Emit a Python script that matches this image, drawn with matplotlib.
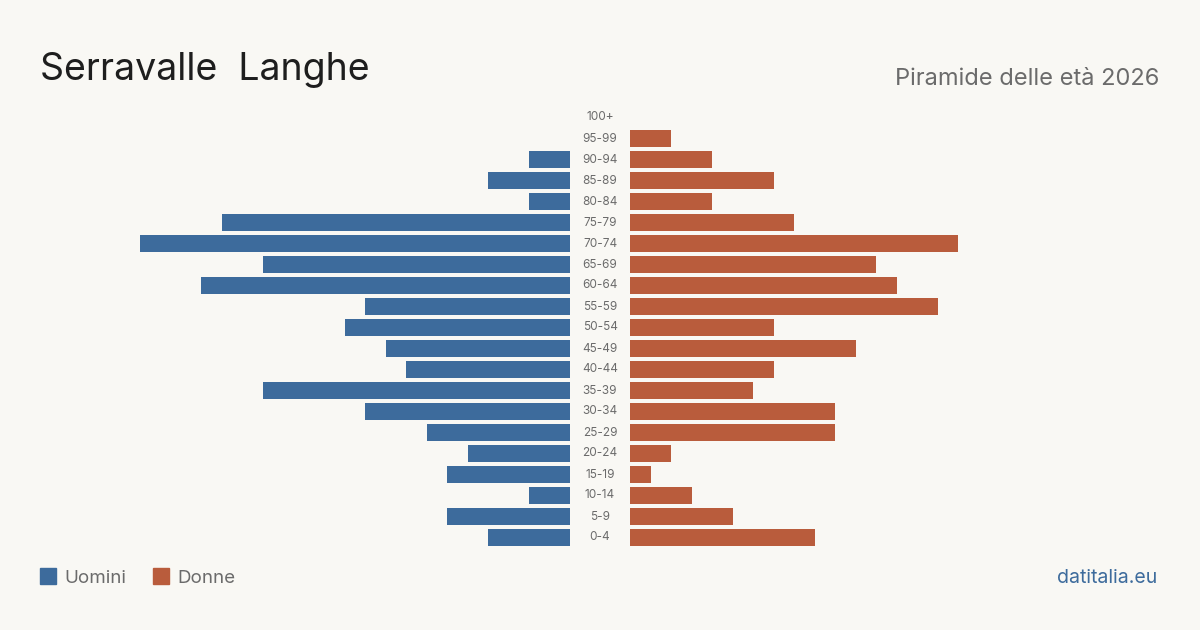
* * *
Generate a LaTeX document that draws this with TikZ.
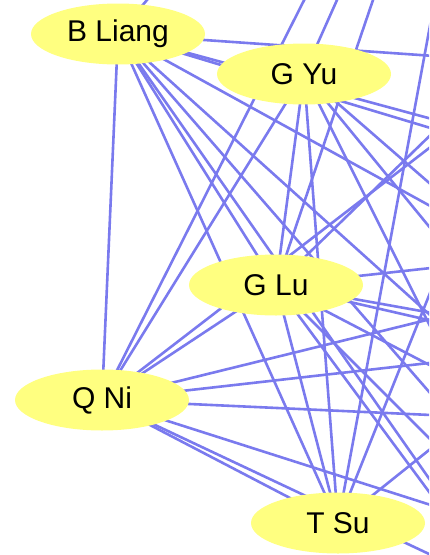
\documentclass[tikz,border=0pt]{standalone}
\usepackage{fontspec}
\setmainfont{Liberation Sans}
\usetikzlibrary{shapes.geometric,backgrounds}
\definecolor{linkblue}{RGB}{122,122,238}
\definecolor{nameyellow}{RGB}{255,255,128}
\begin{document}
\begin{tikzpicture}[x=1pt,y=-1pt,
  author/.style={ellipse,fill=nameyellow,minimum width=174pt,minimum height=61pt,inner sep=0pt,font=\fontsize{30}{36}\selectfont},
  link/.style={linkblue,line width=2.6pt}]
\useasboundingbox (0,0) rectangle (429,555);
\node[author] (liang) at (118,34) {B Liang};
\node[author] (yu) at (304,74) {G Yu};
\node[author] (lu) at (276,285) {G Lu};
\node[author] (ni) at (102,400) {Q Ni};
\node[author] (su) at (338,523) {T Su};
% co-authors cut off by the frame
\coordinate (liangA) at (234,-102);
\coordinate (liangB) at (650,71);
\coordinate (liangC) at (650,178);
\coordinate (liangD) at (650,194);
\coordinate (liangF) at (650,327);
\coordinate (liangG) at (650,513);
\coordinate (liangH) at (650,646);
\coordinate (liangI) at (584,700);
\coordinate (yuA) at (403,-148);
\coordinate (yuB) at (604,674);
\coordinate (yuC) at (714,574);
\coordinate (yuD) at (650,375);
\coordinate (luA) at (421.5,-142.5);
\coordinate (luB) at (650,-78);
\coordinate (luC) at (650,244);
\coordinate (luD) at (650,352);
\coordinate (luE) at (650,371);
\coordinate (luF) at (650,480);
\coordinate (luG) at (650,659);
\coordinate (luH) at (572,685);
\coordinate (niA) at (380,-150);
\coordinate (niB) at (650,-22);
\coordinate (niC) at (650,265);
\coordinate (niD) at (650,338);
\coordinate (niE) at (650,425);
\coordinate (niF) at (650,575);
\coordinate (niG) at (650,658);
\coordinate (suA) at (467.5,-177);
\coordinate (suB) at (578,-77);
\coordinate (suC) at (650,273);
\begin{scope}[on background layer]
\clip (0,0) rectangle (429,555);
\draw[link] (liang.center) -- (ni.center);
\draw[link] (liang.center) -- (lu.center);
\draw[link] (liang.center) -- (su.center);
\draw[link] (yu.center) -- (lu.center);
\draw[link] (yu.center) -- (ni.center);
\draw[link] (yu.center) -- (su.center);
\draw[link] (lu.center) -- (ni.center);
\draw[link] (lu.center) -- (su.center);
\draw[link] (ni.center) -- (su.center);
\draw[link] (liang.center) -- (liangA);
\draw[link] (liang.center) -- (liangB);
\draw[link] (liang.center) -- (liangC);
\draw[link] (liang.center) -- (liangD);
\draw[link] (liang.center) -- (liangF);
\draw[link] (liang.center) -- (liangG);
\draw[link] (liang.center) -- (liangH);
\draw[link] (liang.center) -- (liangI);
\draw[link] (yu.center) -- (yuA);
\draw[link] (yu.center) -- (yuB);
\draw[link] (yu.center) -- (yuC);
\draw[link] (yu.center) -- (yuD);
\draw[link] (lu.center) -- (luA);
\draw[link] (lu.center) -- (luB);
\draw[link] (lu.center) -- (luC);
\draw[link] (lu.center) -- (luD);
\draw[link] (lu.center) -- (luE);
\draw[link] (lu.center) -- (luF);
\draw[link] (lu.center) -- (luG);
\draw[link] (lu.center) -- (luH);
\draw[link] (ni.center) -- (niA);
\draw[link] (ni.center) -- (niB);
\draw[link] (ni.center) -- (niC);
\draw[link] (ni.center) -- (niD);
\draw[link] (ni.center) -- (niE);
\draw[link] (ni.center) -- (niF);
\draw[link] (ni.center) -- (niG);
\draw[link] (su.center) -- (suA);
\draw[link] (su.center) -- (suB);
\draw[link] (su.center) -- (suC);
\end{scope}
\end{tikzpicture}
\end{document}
==
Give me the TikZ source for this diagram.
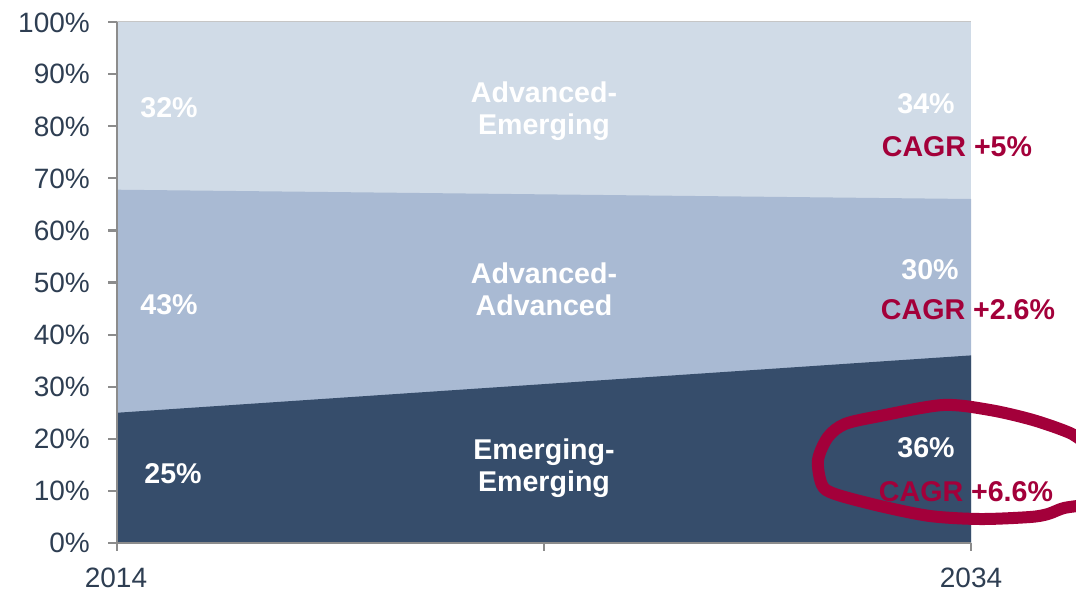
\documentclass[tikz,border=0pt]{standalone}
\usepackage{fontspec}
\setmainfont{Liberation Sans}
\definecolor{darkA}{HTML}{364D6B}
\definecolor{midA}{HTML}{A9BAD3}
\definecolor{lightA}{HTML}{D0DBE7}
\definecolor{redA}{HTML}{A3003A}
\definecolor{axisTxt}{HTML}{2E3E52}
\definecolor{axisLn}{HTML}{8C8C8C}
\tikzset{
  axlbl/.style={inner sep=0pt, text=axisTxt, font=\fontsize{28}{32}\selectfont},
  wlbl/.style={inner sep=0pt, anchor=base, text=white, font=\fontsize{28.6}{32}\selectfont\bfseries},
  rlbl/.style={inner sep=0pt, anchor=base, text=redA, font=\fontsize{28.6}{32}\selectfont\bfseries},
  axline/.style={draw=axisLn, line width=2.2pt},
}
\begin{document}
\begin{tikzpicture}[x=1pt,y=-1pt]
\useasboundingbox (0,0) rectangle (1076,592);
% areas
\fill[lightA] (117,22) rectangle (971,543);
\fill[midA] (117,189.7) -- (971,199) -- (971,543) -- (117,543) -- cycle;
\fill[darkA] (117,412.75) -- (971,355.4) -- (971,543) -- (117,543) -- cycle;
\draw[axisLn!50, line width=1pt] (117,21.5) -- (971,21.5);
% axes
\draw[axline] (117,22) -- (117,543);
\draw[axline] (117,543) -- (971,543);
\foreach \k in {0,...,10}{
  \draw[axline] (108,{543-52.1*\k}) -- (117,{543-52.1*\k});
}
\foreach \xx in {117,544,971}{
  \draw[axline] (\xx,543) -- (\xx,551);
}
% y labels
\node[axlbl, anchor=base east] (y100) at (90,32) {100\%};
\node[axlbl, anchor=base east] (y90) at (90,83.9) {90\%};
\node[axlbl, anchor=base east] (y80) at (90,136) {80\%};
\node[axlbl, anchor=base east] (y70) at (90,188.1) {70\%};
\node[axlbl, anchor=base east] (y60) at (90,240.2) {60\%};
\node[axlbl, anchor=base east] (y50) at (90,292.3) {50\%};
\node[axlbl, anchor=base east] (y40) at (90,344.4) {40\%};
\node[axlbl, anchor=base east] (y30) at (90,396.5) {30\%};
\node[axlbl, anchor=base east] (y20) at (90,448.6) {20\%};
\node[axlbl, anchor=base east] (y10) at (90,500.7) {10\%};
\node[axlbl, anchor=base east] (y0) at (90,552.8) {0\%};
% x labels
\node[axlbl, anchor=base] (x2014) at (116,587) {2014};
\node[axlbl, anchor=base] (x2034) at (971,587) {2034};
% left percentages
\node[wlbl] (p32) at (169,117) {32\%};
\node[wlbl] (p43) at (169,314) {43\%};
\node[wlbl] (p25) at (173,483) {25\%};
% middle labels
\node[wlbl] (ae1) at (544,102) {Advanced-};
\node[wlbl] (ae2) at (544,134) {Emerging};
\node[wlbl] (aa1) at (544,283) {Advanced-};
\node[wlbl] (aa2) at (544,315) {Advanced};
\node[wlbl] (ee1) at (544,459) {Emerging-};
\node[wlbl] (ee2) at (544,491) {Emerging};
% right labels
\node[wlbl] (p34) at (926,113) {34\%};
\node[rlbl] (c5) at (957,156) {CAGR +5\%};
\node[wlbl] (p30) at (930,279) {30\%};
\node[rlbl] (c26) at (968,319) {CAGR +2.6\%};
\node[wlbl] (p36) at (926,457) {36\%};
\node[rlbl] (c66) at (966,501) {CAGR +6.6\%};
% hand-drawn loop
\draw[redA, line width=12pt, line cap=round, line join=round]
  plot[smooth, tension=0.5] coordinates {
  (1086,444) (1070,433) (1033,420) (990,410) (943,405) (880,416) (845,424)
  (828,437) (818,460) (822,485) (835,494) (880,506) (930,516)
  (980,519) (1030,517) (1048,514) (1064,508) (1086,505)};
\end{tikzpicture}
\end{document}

- Given problem -
In the listing above, how many lines include the word "that"? Answer with the number and nothing more.

- Full answer -
2